• _Source code of charts_
+ + + + +
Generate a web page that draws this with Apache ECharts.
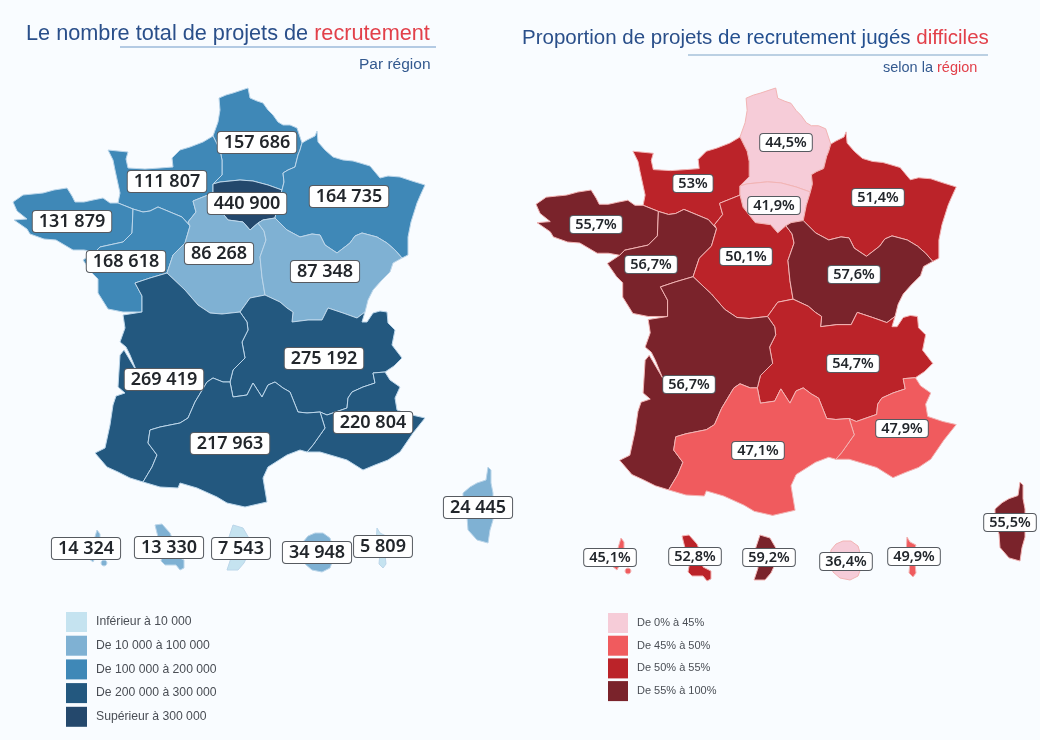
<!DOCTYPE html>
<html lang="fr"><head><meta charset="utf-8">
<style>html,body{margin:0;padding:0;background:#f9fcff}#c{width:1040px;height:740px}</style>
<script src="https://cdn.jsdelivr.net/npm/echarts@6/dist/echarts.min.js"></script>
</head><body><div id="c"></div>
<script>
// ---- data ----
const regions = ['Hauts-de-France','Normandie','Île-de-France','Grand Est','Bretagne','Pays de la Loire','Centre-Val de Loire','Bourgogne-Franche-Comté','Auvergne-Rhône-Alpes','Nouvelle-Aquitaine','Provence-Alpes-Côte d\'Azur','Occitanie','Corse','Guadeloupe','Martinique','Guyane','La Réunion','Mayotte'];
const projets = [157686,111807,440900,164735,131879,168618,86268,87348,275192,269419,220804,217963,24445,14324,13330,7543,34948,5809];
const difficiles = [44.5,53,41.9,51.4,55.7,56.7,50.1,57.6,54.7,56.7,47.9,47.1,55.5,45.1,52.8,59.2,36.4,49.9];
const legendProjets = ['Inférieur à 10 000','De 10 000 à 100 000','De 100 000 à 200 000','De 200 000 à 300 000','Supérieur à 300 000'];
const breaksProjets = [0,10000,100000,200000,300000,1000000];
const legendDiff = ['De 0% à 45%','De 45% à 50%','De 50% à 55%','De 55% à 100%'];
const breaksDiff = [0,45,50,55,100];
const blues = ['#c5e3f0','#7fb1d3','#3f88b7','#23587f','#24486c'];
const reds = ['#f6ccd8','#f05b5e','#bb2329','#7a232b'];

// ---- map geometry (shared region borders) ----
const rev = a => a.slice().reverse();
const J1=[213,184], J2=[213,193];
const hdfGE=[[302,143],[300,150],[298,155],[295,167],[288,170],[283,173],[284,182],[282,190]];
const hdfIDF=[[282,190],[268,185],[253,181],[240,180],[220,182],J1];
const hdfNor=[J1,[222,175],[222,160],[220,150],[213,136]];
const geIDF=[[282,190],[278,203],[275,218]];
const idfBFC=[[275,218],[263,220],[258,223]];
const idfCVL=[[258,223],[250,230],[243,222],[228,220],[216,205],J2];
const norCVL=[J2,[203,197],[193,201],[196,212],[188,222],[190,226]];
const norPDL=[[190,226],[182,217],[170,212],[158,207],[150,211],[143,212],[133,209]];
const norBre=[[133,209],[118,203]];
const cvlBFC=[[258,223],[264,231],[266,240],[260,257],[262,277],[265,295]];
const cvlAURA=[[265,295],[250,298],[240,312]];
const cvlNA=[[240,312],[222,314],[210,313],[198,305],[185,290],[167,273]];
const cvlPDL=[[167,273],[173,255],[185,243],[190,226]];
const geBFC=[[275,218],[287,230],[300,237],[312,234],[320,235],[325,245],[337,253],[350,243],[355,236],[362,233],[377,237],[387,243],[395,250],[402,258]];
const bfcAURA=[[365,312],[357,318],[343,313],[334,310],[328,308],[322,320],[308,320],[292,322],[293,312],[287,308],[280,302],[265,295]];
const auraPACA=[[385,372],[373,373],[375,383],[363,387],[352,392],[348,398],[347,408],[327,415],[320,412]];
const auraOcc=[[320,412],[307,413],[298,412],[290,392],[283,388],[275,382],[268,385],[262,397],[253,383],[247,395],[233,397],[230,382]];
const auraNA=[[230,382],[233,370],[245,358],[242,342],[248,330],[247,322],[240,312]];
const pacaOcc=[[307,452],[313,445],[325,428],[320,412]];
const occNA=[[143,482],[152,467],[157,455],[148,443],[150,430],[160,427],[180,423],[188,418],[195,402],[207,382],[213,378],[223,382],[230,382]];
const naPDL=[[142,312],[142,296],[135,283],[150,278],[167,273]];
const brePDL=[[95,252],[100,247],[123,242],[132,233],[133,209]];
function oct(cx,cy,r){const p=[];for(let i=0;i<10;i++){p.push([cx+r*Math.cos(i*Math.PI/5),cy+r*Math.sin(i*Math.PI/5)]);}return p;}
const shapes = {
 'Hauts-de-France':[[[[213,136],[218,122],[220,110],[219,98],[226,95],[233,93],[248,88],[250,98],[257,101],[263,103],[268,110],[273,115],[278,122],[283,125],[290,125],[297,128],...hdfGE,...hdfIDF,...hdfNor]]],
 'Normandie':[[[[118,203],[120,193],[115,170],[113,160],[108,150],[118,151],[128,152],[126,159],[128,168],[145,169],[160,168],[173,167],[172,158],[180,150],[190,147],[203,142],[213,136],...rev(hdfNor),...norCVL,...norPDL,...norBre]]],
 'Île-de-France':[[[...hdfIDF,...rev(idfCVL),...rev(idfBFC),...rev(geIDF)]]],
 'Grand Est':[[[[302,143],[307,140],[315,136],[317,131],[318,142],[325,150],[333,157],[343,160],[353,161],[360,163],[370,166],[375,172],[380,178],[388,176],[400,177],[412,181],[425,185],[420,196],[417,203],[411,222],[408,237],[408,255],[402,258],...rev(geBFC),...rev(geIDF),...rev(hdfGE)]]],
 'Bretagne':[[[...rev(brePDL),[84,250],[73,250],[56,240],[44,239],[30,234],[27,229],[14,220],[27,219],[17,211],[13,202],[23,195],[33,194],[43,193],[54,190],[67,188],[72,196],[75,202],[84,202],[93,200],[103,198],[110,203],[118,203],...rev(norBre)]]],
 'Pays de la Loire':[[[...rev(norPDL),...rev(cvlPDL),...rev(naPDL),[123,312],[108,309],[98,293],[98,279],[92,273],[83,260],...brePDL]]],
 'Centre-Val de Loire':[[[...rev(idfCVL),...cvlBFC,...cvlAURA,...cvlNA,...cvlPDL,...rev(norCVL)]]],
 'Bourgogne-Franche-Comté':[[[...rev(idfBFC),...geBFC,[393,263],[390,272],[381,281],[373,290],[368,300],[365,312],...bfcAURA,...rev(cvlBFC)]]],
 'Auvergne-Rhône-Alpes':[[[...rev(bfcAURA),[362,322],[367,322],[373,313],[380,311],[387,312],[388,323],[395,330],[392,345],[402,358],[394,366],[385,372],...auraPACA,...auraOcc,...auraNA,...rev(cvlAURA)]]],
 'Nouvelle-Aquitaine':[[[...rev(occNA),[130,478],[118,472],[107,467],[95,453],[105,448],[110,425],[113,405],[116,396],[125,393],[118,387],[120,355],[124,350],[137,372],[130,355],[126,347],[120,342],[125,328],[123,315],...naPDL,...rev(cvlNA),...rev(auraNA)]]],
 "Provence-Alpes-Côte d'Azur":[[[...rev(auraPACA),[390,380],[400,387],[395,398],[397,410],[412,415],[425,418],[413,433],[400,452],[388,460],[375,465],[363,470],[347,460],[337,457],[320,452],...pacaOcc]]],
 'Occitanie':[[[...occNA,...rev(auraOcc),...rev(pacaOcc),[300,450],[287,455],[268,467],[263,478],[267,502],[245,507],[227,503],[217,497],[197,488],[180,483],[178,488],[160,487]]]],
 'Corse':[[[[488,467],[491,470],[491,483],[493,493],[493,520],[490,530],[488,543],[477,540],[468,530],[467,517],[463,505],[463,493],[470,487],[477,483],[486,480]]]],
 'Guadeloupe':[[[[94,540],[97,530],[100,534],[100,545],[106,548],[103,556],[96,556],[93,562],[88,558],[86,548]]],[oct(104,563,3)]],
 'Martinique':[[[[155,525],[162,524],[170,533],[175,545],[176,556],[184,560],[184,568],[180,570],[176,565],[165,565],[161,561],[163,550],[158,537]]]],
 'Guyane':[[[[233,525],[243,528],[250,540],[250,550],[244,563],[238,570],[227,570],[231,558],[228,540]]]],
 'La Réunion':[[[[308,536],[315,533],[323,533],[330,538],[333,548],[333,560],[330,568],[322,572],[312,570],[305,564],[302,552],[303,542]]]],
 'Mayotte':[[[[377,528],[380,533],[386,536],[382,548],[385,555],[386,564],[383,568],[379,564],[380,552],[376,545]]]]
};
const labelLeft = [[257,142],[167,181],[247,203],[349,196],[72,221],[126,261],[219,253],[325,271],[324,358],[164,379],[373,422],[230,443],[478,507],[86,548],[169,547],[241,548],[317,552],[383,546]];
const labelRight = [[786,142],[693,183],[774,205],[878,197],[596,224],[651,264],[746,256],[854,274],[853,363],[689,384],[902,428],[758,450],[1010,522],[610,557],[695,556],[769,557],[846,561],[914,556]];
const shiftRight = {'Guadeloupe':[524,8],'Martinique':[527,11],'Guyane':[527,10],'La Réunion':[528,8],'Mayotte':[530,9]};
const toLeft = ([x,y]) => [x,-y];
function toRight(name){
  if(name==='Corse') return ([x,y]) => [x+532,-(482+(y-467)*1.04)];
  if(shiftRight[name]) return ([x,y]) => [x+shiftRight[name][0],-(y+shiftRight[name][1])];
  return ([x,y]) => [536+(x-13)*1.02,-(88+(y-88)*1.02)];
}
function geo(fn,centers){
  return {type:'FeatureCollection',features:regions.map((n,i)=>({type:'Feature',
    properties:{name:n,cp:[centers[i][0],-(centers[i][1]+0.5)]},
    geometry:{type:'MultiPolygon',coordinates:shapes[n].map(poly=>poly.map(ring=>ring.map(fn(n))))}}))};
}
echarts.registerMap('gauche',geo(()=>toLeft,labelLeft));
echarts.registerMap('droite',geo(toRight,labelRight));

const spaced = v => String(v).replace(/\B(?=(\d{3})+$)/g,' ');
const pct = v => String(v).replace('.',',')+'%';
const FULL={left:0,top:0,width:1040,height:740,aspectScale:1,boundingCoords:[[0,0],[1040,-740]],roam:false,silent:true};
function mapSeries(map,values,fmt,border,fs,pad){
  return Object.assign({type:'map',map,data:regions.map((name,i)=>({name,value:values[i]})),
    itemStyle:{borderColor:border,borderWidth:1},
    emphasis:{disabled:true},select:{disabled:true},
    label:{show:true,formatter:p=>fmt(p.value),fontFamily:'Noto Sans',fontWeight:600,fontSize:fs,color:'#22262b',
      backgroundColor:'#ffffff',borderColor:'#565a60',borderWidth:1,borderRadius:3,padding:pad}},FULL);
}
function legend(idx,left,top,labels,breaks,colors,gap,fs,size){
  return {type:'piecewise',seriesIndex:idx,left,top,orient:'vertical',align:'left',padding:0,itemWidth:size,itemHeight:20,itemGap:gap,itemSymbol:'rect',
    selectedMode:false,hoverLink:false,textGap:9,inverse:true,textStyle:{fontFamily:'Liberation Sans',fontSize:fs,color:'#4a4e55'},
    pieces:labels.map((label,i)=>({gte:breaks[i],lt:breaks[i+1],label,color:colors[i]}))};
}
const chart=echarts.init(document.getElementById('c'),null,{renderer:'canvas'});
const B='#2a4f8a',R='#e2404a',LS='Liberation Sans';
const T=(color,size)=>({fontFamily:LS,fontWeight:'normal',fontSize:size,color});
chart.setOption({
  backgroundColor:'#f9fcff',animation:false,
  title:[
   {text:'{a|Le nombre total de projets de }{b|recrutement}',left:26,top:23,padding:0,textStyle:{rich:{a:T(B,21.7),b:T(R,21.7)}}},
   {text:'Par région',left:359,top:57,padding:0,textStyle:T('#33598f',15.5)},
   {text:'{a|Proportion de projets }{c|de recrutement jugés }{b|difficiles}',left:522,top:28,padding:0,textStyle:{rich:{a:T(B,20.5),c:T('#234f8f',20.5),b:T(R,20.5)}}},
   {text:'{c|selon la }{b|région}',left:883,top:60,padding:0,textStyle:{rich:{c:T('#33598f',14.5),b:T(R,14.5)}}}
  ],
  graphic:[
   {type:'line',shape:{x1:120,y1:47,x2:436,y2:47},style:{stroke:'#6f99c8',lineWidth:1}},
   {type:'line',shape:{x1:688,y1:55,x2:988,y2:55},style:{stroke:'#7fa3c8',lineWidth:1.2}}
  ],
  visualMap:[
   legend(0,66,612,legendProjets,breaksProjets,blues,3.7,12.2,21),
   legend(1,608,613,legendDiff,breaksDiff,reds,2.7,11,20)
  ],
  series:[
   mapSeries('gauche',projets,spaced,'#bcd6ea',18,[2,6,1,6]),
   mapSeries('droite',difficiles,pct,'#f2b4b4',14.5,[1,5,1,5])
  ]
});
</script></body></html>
+ + + + +
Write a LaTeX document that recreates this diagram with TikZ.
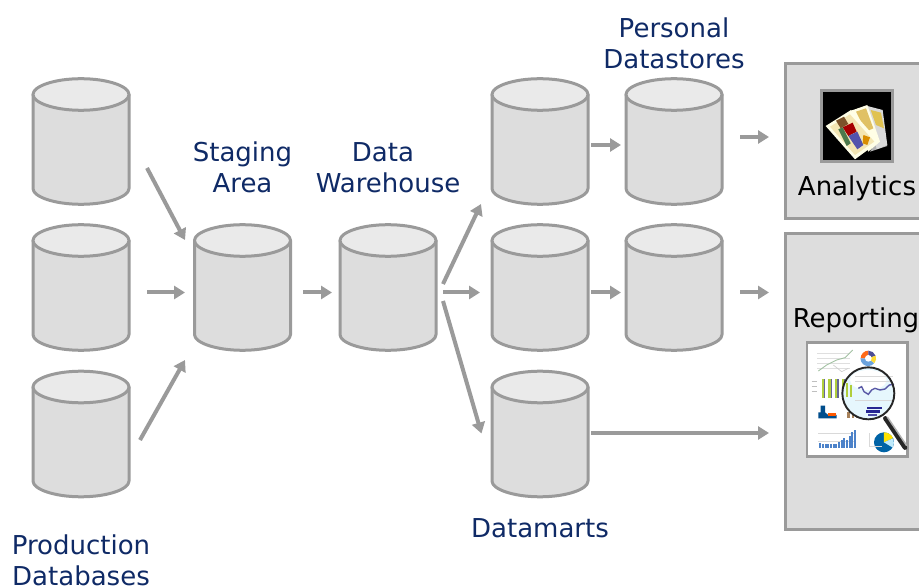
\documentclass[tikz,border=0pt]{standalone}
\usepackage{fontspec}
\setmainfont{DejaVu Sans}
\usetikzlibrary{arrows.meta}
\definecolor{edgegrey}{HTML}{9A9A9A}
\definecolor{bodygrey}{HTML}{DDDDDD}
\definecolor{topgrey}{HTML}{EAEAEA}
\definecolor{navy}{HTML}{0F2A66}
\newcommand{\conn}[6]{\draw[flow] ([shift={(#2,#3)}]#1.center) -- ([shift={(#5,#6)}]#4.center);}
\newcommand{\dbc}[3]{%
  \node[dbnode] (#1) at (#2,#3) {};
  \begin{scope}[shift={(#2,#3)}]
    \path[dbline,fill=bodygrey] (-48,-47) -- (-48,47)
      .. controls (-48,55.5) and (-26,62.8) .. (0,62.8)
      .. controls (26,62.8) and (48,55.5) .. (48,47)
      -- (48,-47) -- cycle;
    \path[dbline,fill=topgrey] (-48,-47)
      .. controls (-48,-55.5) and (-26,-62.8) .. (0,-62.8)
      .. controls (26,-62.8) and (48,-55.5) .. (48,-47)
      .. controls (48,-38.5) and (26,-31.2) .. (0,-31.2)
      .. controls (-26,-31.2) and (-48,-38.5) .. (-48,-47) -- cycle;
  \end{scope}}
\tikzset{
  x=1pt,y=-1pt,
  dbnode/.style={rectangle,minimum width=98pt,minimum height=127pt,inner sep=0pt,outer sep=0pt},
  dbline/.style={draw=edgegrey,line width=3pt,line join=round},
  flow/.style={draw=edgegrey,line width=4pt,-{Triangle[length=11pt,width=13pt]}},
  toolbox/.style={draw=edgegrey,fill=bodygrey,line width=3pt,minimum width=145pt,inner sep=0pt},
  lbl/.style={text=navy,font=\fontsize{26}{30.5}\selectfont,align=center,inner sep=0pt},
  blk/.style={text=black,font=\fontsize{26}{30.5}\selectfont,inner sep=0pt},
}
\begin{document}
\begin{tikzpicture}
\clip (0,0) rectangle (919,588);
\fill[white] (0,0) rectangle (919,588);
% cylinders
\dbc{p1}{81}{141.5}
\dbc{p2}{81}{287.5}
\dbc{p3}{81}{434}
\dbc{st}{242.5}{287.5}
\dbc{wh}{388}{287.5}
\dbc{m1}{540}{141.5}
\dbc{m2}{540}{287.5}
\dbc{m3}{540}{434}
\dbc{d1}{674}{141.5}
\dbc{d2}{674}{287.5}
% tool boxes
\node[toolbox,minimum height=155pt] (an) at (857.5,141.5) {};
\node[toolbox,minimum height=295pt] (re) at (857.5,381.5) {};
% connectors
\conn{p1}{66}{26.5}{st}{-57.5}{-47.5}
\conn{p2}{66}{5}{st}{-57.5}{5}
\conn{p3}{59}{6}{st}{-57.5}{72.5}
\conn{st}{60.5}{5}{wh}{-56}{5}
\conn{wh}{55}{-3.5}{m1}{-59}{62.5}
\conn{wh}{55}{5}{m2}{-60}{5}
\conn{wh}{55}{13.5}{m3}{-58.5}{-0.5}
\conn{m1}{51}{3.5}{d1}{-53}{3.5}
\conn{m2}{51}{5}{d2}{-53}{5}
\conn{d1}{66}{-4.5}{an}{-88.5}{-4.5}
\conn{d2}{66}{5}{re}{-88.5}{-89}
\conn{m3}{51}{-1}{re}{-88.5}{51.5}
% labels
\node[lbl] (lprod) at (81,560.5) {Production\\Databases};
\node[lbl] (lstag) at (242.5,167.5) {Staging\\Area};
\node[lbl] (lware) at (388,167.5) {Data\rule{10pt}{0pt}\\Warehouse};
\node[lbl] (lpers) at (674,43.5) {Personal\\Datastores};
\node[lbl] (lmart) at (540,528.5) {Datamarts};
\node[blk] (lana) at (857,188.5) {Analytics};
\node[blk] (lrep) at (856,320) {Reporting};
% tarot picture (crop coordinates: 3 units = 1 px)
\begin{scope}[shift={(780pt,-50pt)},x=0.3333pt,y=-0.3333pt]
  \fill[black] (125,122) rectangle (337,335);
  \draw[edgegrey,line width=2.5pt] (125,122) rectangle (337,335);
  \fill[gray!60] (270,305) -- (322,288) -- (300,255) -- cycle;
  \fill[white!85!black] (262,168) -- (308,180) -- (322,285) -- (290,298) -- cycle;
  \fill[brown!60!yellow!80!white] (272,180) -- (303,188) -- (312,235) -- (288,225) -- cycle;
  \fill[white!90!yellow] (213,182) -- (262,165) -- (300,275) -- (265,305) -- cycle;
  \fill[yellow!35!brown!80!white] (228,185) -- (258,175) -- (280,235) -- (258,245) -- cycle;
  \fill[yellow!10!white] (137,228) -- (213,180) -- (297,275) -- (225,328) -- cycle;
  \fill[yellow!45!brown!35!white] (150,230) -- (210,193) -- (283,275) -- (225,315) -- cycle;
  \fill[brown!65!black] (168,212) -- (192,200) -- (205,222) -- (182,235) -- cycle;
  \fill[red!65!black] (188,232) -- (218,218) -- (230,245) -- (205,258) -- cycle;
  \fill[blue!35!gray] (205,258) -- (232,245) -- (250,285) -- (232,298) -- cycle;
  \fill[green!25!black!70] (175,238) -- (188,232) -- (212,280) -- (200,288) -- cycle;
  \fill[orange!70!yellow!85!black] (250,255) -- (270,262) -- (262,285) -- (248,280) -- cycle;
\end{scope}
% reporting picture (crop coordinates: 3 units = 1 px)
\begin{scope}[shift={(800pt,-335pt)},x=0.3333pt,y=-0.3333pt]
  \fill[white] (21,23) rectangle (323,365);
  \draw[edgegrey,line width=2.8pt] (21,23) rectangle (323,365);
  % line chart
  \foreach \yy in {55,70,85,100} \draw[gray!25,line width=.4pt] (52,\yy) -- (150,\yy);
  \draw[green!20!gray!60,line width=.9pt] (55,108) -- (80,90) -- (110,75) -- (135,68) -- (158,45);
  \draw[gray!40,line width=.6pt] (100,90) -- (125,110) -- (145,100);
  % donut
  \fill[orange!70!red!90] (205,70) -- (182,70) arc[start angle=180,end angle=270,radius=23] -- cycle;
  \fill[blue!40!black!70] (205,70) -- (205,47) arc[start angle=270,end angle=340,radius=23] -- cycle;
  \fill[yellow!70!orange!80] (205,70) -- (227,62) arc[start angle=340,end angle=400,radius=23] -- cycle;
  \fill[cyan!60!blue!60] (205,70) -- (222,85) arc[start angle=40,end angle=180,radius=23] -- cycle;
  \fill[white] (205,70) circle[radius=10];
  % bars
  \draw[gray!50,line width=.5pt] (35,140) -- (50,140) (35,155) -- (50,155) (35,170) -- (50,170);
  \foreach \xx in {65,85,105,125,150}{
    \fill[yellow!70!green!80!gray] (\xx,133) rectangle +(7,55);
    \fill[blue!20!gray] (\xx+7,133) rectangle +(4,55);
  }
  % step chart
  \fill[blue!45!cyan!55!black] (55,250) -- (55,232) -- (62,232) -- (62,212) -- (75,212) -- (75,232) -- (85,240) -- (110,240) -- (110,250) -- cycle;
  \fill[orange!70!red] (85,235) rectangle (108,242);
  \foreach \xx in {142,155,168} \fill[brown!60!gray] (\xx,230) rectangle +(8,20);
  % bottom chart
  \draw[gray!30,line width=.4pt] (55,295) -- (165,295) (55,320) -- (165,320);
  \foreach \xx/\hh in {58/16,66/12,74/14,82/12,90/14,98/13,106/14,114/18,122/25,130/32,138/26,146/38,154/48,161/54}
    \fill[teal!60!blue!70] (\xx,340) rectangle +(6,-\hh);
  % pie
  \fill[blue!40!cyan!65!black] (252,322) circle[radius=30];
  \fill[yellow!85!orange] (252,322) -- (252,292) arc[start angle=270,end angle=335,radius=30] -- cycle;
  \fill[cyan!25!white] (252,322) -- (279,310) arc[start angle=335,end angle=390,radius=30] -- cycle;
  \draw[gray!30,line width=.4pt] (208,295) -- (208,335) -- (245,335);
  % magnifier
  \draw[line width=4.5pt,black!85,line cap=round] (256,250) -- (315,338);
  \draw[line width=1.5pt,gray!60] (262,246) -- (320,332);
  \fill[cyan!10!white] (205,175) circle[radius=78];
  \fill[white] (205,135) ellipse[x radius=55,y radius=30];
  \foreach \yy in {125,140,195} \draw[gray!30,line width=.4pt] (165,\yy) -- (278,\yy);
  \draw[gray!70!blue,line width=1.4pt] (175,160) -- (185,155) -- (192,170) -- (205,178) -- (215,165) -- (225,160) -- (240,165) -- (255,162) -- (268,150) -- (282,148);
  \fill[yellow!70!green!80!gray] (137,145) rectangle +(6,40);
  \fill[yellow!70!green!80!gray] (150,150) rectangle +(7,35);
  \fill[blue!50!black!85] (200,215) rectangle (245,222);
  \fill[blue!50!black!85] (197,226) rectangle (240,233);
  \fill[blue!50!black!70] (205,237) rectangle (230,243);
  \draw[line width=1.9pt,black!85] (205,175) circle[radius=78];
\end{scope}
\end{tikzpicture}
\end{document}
+ + + + +
• _EXERCISE DIRECTIONS_
Read through the data and copy every line where "that" shows up.

• _EXERCISE SOLUTION_
Generate a web page that draws this with Apache ECharts.
Write a LaTeX document that recreates this diagram with TikZ.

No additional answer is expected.